Cochichar com os mortos

A cremação retira-nos parte do processo de luto, torna a cena demasiado técnica, mecânica, amoral, quando se quer uma cena telúrica, orgânica, moral.

É uma discussão recorrente nos jantares de família: depois de muito espernear, a minha mãe decreta que o seu corpo deve ser cremado após a morte; na resposta, digo que tudo bem, sim senhora, mas tens de deixar isso lacrado num notário, porque, se depender de mim, vais ser sepultada. Os animais podem ser queimados, as pessoas não. Os mortos só se queimam se os quatro cavaleiros do apocalipse andarem a fazer das suas. Ora, alguém tem visto por aí o Armagedão? Não, pois não? A igreja tem toda a razão quando diz que os mortos devem ser enterrados debaixo de sete palmos de terra.
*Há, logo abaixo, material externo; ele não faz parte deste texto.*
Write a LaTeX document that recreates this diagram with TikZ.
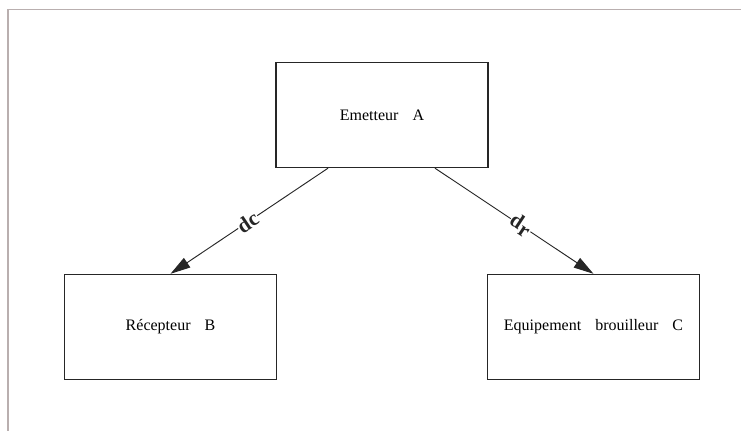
\documentclass[tikz,border=0pt]{standalone}
\usepackage{fontspec}
\setmainfont{Liberation Serif}
\usepackage{xcolor}
\usepackage{tikz}
\usetikzlibrary{arrows.meta}
\definecolor{framegray}{RGB}{185,175,175}
\newcommand{\gap}{\hspace{10.5pt}}

\begin{document}
\begin{tikzpicture}[x=0.75pt, y=-0.75pt,
    unit/.style={draw=black!85, line width=0.8pt, minimum width=159pt,
        minimum height=79pt, inner sep=0pt, font=\fontsize{12}{14}\selectfont},
    link/.style={-{Triangle[length=15pt,width=8.5pt]}, line width=0.7pt, black!85},
    dist/.style={sloped, fill=white, inner sep=0.5pt, font=\bfseries\fontsize{16}{18}\selectfont}
]
\useasboundingbox (0,0) rectangle (741,431);
% cadre
\draw[framegray, line width=0.9pt] (8,431) -- (8,9.5) -- (741,9.5);
\node[unit] (emet) at (382,115) {Emetteur\gap A};
\node[unit] (recep) at (170.5,327) {Récepteur\gap B};
\node[unit] (brouil) at (593.5,327) {Equipement\gap brouilleur\gap C};
\draw[link] ([xshift=-40.5pt]emet.south) -- (recep.north)
    node[dist, pos=0.51] {dc};
\draw[link] ([xshift=39.75pt]emet.south) -- (brouil.north)
    node[dist, pos=0.54] {d\kern0.5pt\raisebox{-3pt}{r}};
\end{tikzpicture}
\end{document}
Até porque a cerimónia da morte é para os vivos, não para os mortos. E o ponto é que a cremação retira-nos parte do processo de luto, torna a cena demasiado técnica, mecânica, amoral, quando se quer uma cena telúrica, orgânica, moral. Por exemplo, ver o caixão a entrar naquele pequeno abismo pode ser chocante, sem dúvida, mas é um choque necessário ao luto, tal como o simples gesto que é atirar uma mão cheia de terra lá para dentro - um adeus derradeiro que não é possível no crematório.
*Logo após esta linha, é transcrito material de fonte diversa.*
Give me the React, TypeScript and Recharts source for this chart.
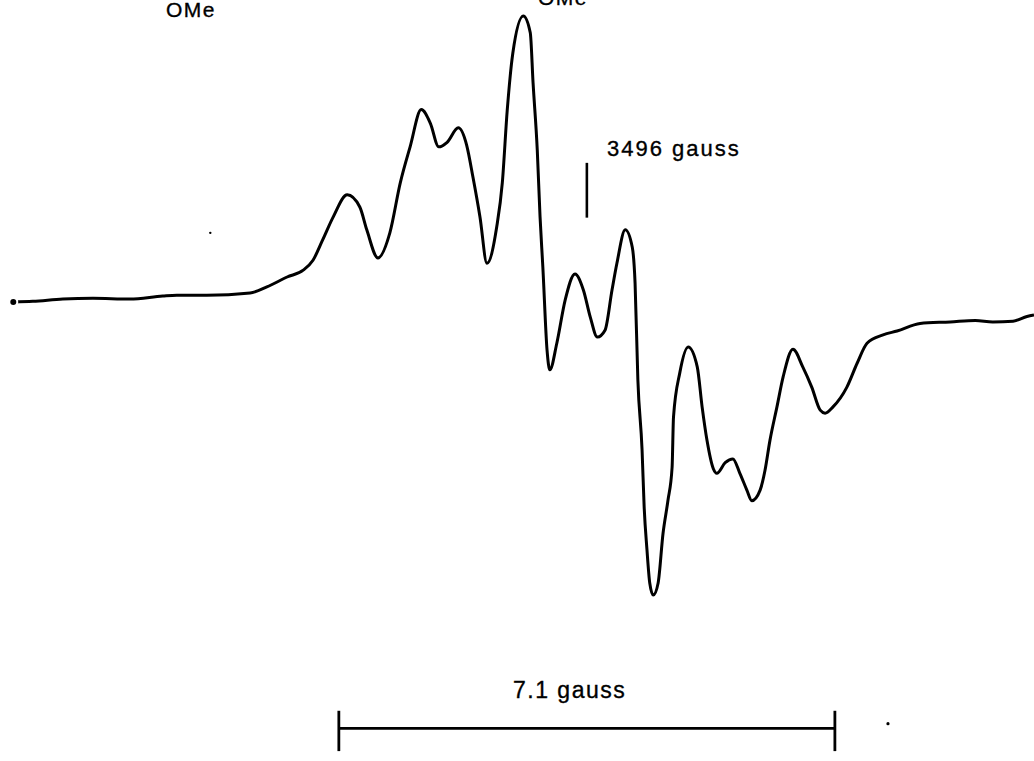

Por outro lado, a cremação concentra a cena num só dia. Depois do procedimento, os familiares recebem uma urna com cinzas que espalham nesse mesmo dia num local escolhido pelo falecido. Se não se importam, este paganismo está 4000 anos atrasado. A morte assim deixa de ter uma morada concreta. E, sim, a morte precisa de código postal, porque o luto é um processo que leva anos a estar concluído. É preciso visitar e revisitar a morte. É por isso que antigamente usávamos o Dia de Todos-os-Santos para visitar cemitérios e não centros comerciais. Lembro-me bem da força que esse dia nos dava quando era garoto. Os meus avós morreram em 1987 (ele) e 1996 (ela) e, de ano para ano, a dor foi sendo diluída no ritual do Dia de Todos-os-Santos. Eu, o meu irmão e os meus pais voltávamos ao bairro, almoçávamos com a família alargada, depois da bica íamos a pé até ao cemitério, comprávamos flores nas senhoras à porta e dirigíamo-nos, cada um a seu ritmo, às campas. De herança alentejana, não tínhamos educação católica, mas ali o que menos interessava era o formalismo. O que interessava era a forma como cada um de nós falava com a avó e com o avô. A minha mãe não falava. Eu cochichava. Enquanto limpava a campa, a minha madrinha falava mesmo a sério como se eles estivessem ali. No final, voltávamos da morte mais conciliados com a vida. Regressávamos a sorrir, bebíamos chá de cidreira numa algazarra, lanchávamos junto da lareira. Se o dia fosse perfeito, terminava com um jantar regado com um jogo do Benfica na TV.

Voltei sempre mais vivo deste cochicho com a morte. Um cochicho que agora quero refazer. Os meus avós maternos já não têm morada terrena, mas agora os meus avós paternos estão lá enterrados no mesmo cemitério junto à A1. Quero refazer o ritual, quero passá-lo às minhas filhas: a mesma mesa, o mesmo passeio, as mesmas flores, o mesmo cochicho, o mesmo regresso para a lareira, tudo já a pensar no dia em que a avó delas subirá à eternidade sem passar pelo crematório.